I think this is part of a wider trend that I’ve been seeing for years in Christian circles as we try to cope with the ever intensifying pressure from our secularizing culture, and the loss of influence that’s come with it. The more unpopular our ideas and standards become, the more unpopular we as Christians become for upholding outdated and unpopular moral standards and values. This can be dismaying to people who care about their society and culture like we do (and as we’re commanded to). That concern can come off as judgemental and mean, not to mention stodgy and prudish. Our culture doesn’t like that, and it’s never easy to be disliked by the “cool kids”. So we try to find ways of mitigating our perceived self-righteousness so as to be seen as more like-able and relatable. Or worse, we search for self-disqualifying stories that justify totally disengaging from our culture on difficult issues. The claim that Christians are nearly as addicted to porn as the rest of the world would serve these purposes nicely. After all, if our side is really not that different from the heathens, then well, who are we to say anything at all. We might as well be silent or even absorb a little of the worlds salt on this subject. And the world is only too eager to reinforce these deceptions. I’ve seen this happen with statistics on divorce rates claim, refute, and even abortion rates, claim, refute among others. We’ve linked to some examples of such claims, and effective rebuttals.

In these studies, as in our walks with God and our witness to the world, the key factor that determines the validity of our message to the world is the strength of our commitment to our faith. People who nominally or casually claim the title of “Christian”, or who are lazily labeled as such, are not that different from the world., But those who attend church on a regular weekly basis are not at all similar to the world. They’re distinct. They stand out. Their lives and habits tend to hamper the efforts of those who seek the approval of the “cool kids” of our culture.

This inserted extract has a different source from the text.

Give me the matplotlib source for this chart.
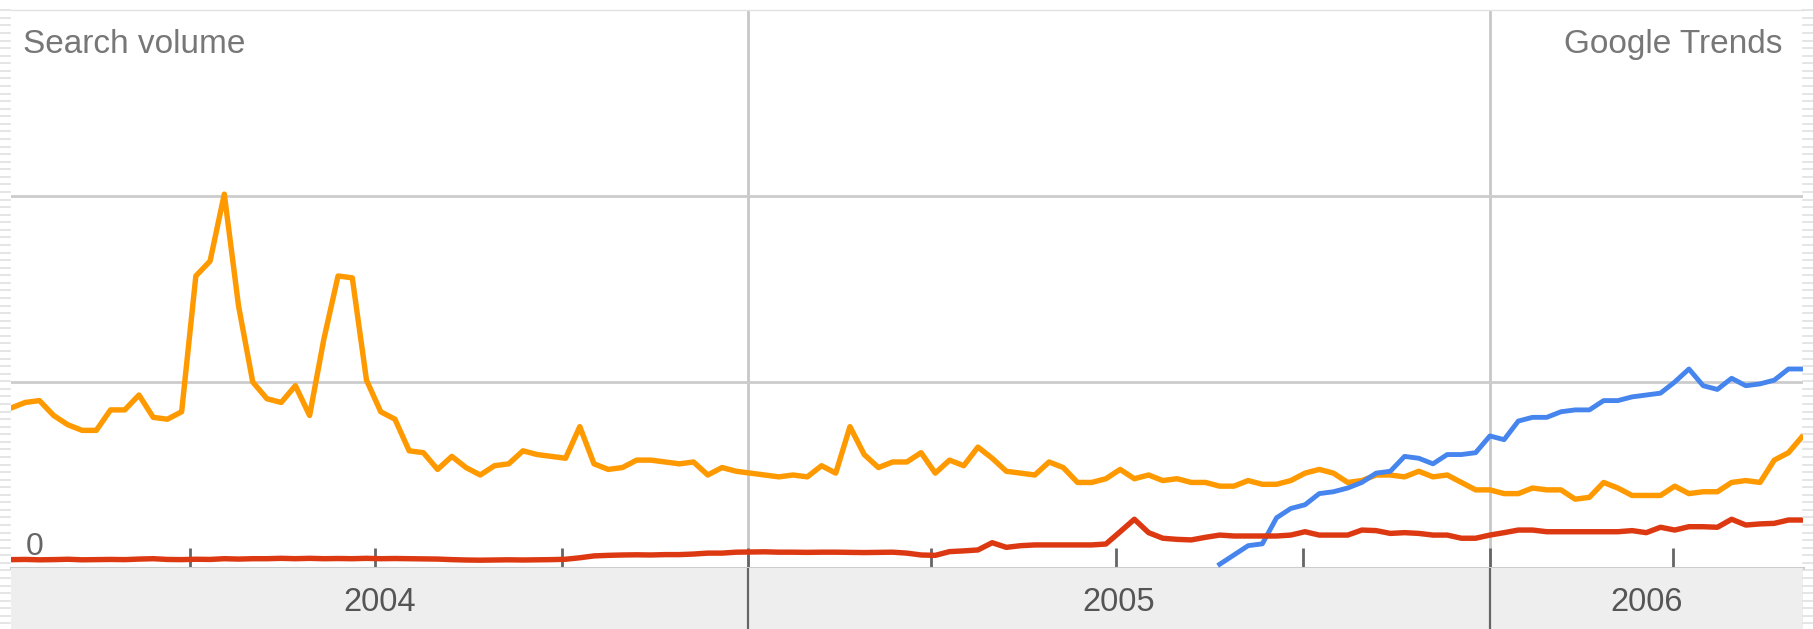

More and more evidence is emerging that those of us who are committed to the Gospel of Christ, who do take obedience to the commands of the Bible and the title “Christian”seriously, really do bear evidence of how powerful and merciful our God truly is in our lives and marriages. We can confidently and, as I keep saying, boldly stand for his cause in our culture. We really can! Thanks to diligent seekers of truth like Lyman Stone and the Institute For Family Studies, we’ve been given just a little more encouragement to do so. And that is The Best Thing You’ll Hear this Week!